• Problem requirements: Repeat, please, only the lines from the top of the data down to the line with "from matplotlib.ticker import"; include both of those lines.

• Data shown:
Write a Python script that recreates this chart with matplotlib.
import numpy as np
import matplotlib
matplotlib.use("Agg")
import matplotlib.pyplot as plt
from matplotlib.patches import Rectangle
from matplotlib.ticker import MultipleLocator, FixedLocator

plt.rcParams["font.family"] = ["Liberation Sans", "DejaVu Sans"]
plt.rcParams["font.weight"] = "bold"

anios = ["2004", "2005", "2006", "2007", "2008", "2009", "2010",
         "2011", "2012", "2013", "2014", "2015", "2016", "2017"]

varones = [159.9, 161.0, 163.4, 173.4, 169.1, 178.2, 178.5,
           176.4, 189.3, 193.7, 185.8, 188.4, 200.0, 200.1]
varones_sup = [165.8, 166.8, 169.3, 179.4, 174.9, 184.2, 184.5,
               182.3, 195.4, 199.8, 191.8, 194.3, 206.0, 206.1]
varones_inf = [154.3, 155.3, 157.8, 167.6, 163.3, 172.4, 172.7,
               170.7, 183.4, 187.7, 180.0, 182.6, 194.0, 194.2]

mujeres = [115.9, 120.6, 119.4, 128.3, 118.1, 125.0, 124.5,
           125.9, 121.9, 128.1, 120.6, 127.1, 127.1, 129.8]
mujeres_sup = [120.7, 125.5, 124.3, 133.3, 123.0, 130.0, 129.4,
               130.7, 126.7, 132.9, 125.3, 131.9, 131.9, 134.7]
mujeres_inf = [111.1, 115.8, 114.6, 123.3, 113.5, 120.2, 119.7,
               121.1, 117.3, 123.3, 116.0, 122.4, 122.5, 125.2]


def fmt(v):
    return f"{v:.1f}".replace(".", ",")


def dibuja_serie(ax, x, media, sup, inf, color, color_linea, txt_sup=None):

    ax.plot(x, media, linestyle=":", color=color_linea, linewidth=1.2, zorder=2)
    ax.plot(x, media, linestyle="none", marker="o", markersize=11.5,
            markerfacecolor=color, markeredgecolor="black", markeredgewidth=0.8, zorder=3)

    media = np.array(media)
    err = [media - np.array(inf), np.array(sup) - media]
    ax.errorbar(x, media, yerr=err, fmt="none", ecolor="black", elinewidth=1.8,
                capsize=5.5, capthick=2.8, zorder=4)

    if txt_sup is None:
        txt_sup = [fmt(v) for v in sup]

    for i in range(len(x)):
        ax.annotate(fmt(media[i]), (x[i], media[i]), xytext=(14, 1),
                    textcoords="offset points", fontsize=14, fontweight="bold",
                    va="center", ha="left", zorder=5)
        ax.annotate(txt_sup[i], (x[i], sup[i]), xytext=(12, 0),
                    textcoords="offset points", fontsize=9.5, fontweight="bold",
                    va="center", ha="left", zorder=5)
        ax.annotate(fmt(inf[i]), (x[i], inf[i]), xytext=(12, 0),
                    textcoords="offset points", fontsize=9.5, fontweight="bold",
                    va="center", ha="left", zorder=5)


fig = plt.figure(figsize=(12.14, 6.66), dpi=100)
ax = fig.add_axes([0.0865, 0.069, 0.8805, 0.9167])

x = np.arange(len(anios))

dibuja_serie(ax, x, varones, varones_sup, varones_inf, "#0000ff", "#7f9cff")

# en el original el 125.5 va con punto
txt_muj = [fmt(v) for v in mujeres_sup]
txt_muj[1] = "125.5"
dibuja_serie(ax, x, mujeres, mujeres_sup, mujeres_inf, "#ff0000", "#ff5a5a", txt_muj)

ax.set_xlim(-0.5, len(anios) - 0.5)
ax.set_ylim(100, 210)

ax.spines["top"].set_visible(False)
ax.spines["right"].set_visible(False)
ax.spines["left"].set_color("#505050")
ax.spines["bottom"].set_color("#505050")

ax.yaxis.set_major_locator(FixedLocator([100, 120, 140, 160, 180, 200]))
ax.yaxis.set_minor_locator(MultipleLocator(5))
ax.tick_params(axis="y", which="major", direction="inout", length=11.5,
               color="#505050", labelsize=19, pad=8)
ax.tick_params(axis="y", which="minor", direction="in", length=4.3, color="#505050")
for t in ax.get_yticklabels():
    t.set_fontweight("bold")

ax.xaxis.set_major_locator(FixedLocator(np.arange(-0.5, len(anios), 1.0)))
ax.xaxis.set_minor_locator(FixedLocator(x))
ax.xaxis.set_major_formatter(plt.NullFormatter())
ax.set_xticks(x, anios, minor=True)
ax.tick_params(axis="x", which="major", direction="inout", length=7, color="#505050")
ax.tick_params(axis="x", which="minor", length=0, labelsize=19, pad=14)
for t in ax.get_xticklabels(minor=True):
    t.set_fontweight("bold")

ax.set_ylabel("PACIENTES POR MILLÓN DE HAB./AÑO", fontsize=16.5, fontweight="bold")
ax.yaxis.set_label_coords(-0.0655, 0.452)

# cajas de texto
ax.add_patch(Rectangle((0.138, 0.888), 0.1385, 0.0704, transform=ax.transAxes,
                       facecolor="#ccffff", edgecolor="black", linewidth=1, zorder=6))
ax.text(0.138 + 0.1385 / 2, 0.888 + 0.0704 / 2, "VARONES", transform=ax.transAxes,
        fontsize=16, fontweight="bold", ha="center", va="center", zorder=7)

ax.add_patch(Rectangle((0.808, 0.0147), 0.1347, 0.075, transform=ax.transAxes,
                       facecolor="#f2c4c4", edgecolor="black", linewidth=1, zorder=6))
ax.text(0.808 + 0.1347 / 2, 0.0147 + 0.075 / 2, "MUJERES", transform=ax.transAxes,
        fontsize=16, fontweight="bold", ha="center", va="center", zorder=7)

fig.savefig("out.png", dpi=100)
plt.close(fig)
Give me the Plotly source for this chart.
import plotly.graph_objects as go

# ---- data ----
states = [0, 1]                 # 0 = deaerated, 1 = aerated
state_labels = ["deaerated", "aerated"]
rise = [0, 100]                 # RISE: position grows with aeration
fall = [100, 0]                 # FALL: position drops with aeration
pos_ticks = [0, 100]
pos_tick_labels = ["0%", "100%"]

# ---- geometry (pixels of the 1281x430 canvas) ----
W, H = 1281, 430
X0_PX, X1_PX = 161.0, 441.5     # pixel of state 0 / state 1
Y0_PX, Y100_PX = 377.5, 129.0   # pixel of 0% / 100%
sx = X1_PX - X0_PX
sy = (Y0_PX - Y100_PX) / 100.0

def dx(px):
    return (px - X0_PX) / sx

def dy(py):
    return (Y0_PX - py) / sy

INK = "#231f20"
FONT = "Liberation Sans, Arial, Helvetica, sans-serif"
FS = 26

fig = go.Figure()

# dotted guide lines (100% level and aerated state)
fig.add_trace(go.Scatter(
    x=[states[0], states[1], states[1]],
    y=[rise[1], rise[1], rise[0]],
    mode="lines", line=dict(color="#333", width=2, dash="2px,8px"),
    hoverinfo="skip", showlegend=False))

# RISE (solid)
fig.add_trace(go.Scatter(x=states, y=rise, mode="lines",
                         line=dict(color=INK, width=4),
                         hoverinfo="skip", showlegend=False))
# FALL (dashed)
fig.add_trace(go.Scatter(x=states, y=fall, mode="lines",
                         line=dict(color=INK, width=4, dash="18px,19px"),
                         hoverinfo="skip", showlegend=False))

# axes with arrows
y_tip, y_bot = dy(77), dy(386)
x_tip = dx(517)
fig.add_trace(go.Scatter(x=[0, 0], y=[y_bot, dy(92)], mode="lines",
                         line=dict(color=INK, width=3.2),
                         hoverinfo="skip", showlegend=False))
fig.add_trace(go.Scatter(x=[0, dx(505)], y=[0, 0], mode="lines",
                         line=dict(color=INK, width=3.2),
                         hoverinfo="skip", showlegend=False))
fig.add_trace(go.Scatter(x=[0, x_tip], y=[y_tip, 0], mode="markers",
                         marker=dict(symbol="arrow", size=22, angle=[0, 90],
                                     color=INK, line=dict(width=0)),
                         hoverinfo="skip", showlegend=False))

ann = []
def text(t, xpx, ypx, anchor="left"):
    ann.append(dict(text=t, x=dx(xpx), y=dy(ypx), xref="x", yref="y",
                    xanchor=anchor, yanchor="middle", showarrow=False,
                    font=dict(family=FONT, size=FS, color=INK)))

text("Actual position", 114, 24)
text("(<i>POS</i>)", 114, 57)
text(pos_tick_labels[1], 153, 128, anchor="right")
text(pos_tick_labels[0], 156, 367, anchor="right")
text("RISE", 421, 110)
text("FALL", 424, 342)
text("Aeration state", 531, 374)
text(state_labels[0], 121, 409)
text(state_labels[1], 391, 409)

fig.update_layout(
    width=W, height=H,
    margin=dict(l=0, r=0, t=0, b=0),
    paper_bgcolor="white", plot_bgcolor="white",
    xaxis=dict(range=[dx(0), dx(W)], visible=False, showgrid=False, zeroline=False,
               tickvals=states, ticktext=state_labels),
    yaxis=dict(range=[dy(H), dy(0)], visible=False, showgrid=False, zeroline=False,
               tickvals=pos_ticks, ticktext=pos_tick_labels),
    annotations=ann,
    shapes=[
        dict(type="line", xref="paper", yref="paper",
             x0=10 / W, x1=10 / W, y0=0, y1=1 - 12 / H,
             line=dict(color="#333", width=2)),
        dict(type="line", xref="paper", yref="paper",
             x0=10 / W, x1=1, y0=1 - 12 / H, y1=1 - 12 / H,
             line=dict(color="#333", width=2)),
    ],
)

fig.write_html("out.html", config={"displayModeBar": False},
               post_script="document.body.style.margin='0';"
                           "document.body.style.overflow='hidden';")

• Exercise response:
Write a Python script that recreates this chart with matplotlib.
import numpy as np
import matplotlib
matplotlib.use("Agg")
import matplotlib.pyplot as plt
from matplotlib.patches import Rectangle
from matplotlib.ticker import MultipleLocator, FixedLocator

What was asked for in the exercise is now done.